● Exercise
Exactly the lines from the start of the data below through the line that contains "import * as" are to be copied, with pictures left out.

● Available data
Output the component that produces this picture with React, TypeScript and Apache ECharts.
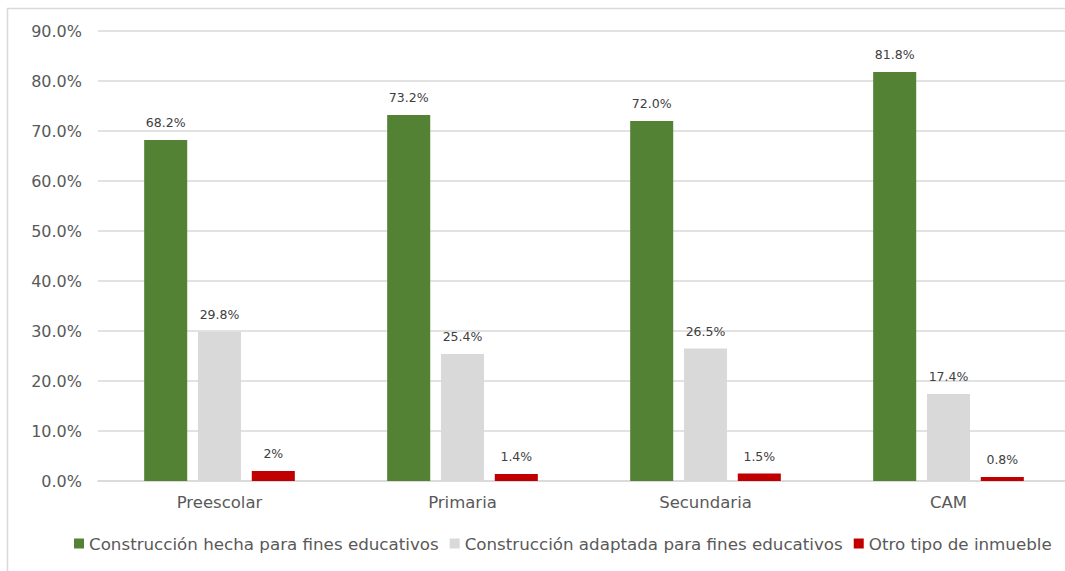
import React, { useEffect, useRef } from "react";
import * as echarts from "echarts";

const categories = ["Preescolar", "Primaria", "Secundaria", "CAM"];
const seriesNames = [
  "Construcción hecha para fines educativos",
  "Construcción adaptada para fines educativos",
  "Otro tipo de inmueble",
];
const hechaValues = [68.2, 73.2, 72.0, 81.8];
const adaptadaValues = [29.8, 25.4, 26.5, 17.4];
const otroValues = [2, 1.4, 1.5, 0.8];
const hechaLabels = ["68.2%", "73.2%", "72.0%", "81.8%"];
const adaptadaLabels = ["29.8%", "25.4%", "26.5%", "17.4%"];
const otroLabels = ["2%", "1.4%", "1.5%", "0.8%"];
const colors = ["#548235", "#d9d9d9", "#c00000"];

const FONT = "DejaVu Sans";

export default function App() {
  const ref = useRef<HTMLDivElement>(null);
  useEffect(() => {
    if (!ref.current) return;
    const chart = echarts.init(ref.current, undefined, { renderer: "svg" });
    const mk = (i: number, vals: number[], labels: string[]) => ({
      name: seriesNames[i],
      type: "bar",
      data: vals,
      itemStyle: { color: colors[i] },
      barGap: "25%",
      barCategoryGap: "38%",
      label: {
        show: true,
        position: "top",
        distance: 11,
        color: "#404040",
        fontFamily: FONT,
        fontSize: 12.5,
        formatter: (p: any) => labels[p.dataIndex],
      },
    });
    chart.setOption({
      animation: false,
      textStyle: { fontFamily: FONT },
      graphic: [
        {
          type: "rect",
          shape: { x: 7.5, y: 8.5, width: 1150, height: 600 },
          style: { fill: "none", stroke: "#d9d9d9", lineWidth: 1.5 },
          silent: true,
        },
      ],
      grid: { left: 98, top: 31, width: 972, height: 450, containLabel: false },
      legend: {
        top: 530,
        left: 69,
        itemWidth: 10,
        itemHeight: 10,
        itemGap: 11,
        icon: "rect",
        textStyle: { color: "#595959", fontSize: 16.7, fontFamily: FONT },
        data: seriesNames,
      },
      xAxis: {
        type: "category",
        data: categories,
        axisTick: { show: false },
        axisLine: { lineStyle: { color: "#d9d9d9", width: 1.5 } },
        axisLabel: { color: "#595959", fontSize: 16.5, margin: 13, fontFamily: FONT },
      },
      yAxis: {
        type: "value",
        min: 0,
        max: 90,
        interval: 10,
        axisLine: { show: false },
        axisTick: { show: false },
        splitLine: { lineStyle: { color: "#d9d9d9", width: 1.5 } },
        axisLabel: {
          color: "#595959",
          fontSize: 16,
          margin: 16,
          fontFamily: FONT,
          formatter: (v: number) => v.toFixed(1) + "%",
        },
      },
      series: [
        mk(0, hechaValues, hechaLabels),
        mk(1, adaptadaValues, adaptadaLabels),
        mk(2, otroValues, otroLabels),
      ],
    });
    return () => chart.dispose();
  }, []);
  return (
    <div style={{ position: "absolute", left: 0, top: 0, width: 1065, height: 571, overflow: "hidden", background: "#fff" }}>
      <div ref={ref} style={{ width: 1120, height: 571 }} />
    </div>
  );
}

● Response for this exercise
Output the component that produces this picture with React, TypeScript and Apache ECharts.
import React, { useEffect, useRef } from "react";
import * as echarts from "echarts";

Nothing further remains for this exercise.